You know, that fancy Rivet tricycle isn’t the first exotic vehicle that’s been associated with William Shatner. There’s also the little beauty that appears in this photo:
An Internet evergreen, that photo seems to cross my radar every six months or so. (Truth be told, I’ve been waiting for an excuse to post it myself.) I have no idea what the story behind it is, whether it was a publicity still for Star Trek, or for the car itself, or if maybe it was just an amusing snapshot somebody grabbed one day that later escaped into the wild. Any of those options seem reasonable, since Shatner is in costume as Captain Kirk, and the car — a one-of-a-kind show vehicle that was originally titled the Autorama Special, and later renamed the Reactor — appeared in a 1967 Trek episode called “Bread and Circuses.”

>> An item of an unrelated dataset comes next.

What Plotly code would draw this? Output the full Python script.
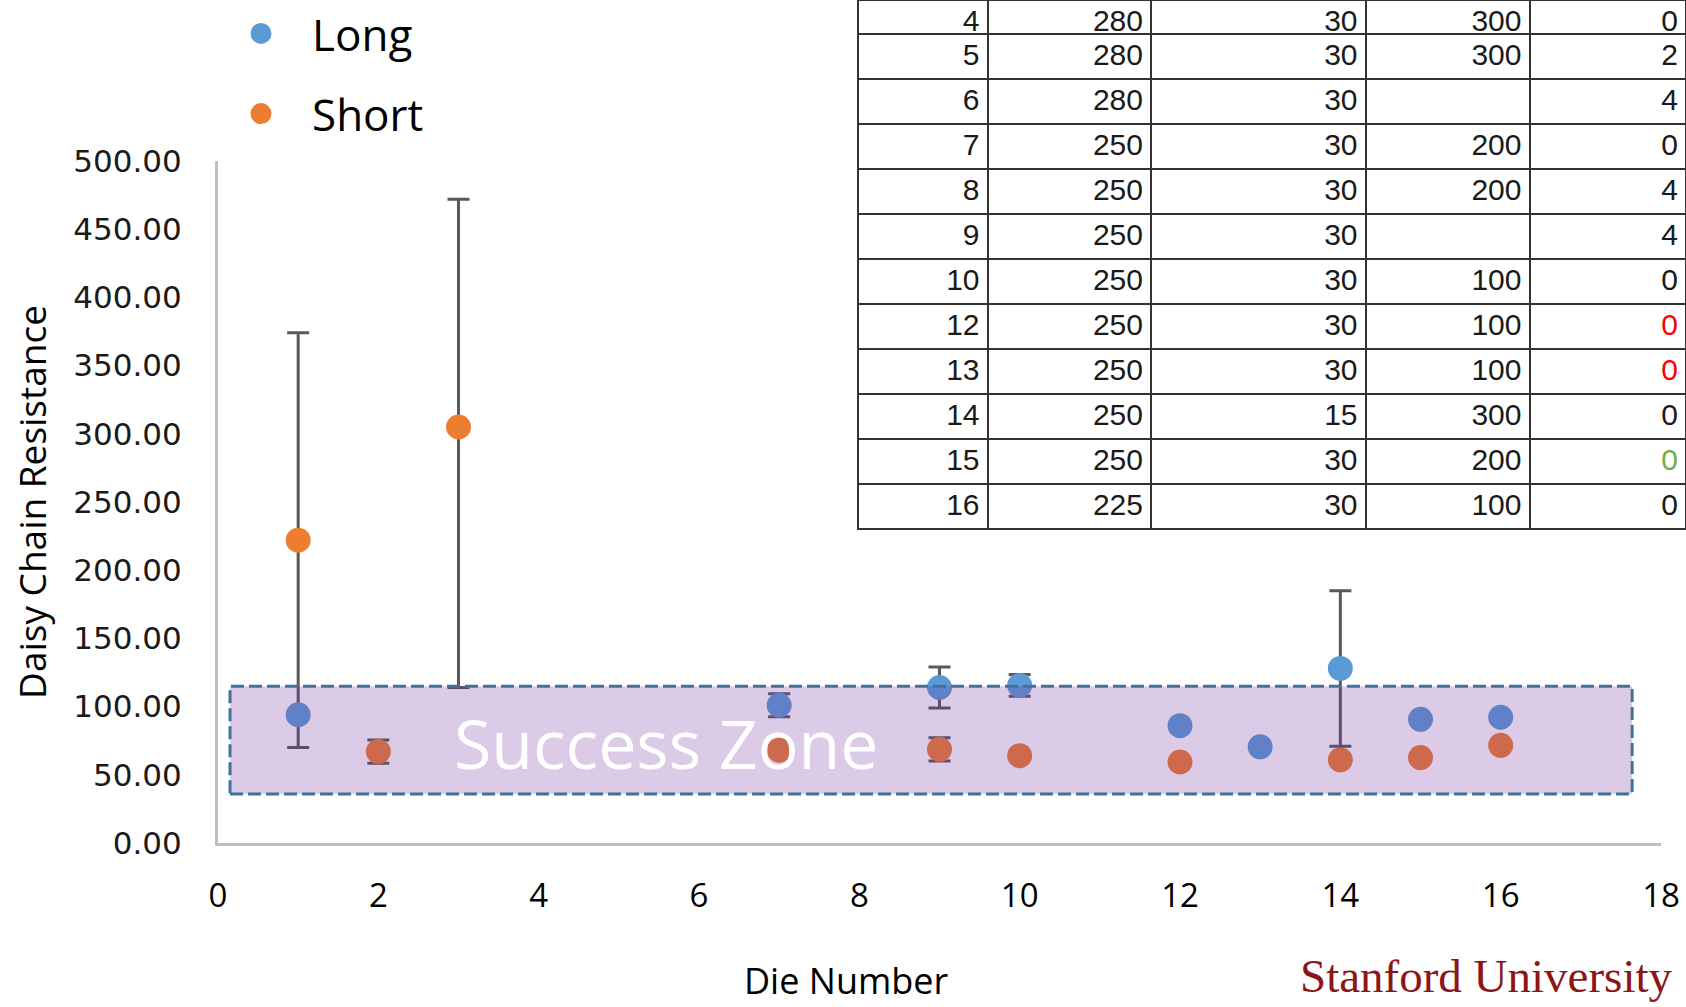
import plotly.graph_objects as go

# ---------------- data ----------------
long_dies = [1, 7, 9, 10, 12, 13, 14, 15, 16]
long_vals = [94, 101, 114, 115.5, 86, 70.5, 128, 90.7, 92.2]
long_err = [None, 8.5, 15, 8, None, None, 57, None, None]

short_dies = [1, 2, 3, 7, 9, 10, 12, 14, 15, 16]
short_vals = [222, 67, 305, 68, 68.7, 64, 59.4, 61, 62.6, 71.6]
short_err_plus = [152, 8.5, 167, None, 8.5, None, None, None, None, None]
short_err_minus = [152, 8.5, 191, None, 8.5, None, None, None, None, None]

x_ticks = list(range(0, 19, 2))
y_ticks = list(range(0, 501, 50))

tbl_die = ["4", "5", "6", "7", "8", "9", "10", "12", "13", "14", "15", "16"]
tbl_c2 = ["280", "280", "280", "250", "250", "250", "250", "250", "250", "250", "250", "225"]
tbl_c3 = ["30", "30", "30", "30", "30", "30", "30", "30", "30", "15", "30", "30"]
tbl_c4 = ["300", "300", "", "200", "200", "", "100", "100", "100", "300", "200", "100"]
tbl_c5 = ["0", "2", "4", "0", "4", "4", "0", "0", "0", "0", "0", "0"]
tbl_c5_color = ["#1a1a1a"] * 7 + ["#ff0000", "#ff0000", "#1a1a1a", "#70ad47", "#1a1a1a"]

zone_x = [0.15, 17.64]
zone_y = [36, 115]

BLUE = "#5b9bd5"
ORANGE = "#ed7d31"
ERR = "#595959"
SANS = "Open Sans"

fig = go.Figure()

fig.add_trace(go.Scatter(
    x=short_dies, y=short_vals, mode="markers", name="Short",
    marker=dict(color=ORANGE, size=20, line=dict(color=ORANGE, width=5)),
    error_y=dict(type="data", symmetric=False, array=short_err_plus,
                 arrayminus=short_err_minus, color=ERR, thickness=3, width=11),
    legendgroup="short", legendrank=2,
))
fig.add_trace(go.Scatter(
    x=long_dies, y=long_vals, mode="markers", name="Long",
    marker=dict(color=BLUE, size=20, line=dict(color=BLUE, width=5)),
    error_y=dict(type="data", array=long_err, color=ERR, thickness=3, width=11),
    legendgroup="long", legendrank=1,
))

# table (top rows of the process table)
hdr_vals = [[tbl_die[0]], [tbl_c2[0]], [tbl_c3[0]], [tbl_c4[0]], [tbl_c5[0]]]
cell_vals = [tbl_die[1:], tbl_c2[1:], tbl_c3[1:], tbl_c4[1:], tbl_c5[1:]]
font_tbl = dict(family="Liberation Sans, Arial", size=30, color="#1a1a1a")
fig.add_trace(go.Table(
    domain=dict(x=[(858 - 218) / 1468, 1.0], y=[(843 - 530) / 843, 1.0]),
    columnwidth=[129.5, 163.5, 214.5, 164, 156.5],
    header=dict(values=hdr_vals, height=34, align="right",
                fill=dict(color="white"), line=dict(color="#333333", width=2),
                font=font_tbl),
    cells=dict(values=cell_vals, height=45, align="right",
               fill=dict(color="white"), line=dict(color="#333333", width=2),
               font=dict(family="Liberation Sans, Arial", size=30,
                         color=[["#1a1a1a"] * 11] * 4 + [tbl_c5_color[1:]])),
))

fig.add_shape(type="rect", xref="x", yref="y",
              x0=zone_x[0], x1=zone_x[1], y0=zone_y[0], y1=zone_y[1],
              fillcolor="rgba(112,48,160,0.25)",
              line=dict(color="#41719c", width=3, dash="13px,5px"),
              layer="above")

fig.add_annotation(x=5.59, y=74, xref="x", yref="y", text="Success Zone",
                   showarrow=False, font=dict(family=SANS, size=68, color="white"))

fig.add_annotation(x=(846 - 218) / 1468, y=(843 - 980) / 843, xref="paper", yref="paper",
                   text="Die Number", showarrow=False, xanchor="center", yanchor="middle",
                   font=dict(family=SANS, size=36, color="#000000"))
fig.add_annotation(x=(1298 - 218) / 1468, y=(843 - 976) / 843, xref="paper", yref="paper",
                   text="Stanford University", showarrow=False, xanchor="left", yanchor="middle",
                   font=dict(family="Liberation Serif, DejaVu Serif", size=47, color="#8c1515"))

fig.update_layout(
    width=1686, height=1007,
    margin=dict(l=218, r=0, t=0, b=164, pad=0, autoexpand=False),
    paper_bgcolor="white", plot_bgcolor="white",
    showlegend=True,
    legend=dict(x=(210 - 218) / 1468, xanchor="left", y=1.002, yanchor="top",
                font=dict(family=SANS, size=44, color="#000000"),
                itemwidth=92, traceorder="grouped", tracegroupgap=20,
                bgcolor="rgba(0,0,0,0)"),
    xaxis=dict(domain=[0, (1661 - 218) / 1468], range=[0, 18], tickvals=x_ticks,
               showgrid=False, zeroline=False, showline=True, linecolor="#bfbfbf",
               linewidth=3, ticks="", ticklabelstandoff=21, automargin=False,
               tickfont=dict(family=SANS, size=33, color="#000000")),
    yaxis=dict(domain=[0, (843 - 161) / 843], range=[0, 500], tickvals=y_ticks,
               tickformat=".2f", showgrid=False, zeroline=False, showline=True,
               linecolor="#bfbfbf", linewidth=3, ticks="", ticklabelstandoff=27,
               automargin=False,
               tickfont=dict(family="DejaVu Sans", size=31, color="#1a1a1a"),
               title=dict(text="Daisy Chain Resistance", standoff=16,
                          font=dict(family=SANS, size=37, color="#000000"))),
)

fig.write_html("out.html", config={"displayModeBar": False},
               post_script="document.body.style.margin='0';")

The Reactor actually has a pretty interesting history, if you’re into this sort of thing. Built in 1965 by a Southern California hot-rodder named Gene Winfield, the two-seater boasts a lightweight aluminum body; a front-wheel drive train powered by a Chevy Corvair engine; electronically operated doors, hood, and roof bubble; and height-adjustable suspension… all features that were well ahead of their time. In addition to Star Trek, the Reactor was also featured in an episode of Bewitched and twice showed up on Adam West’s Batman series as Eartha Kitt’s Catwoman car.
Winfield enjoyed a long association with Hollywood, thanks in large part to the notoriety he gained from the Reactor. He would go on to build or play a hand in the design of many film and television vehicles, including the full-size mock-up of the Galileo shuttlecraft, again for Star Trek; the modified Sunbeam Tiger driven by Don Adams as the title character in Get Smart; and a plastic-bodied vehicle called the Piranha, which was prominently featured in The Man from UNCLE. Winfield’s creations in the ’80s included the 6000 SUX from Robocop; the flying version of the time-traveling Back to the Future DeLorean; the sleek “starcar” seen in both CGI and physical form in The Last Starfighter; and some 25 vehicles for Blade Runner, most notably the police “Spinner” that whisks Harrison Ford around the dystopian Los Angeles of the year 2019.
As for the Reactor, the commission job that put Winfield on the map, it still exists. Gene reacquired it in 1999 — I haven’t been able to learn where it was in the decades between its TV heyday and then — and restored it. It now resides at his shop, Winfield Rod & Custom, in Mojave, California. Yes, Gene is still building cars at the age of 87… another fine example of not fading away with age!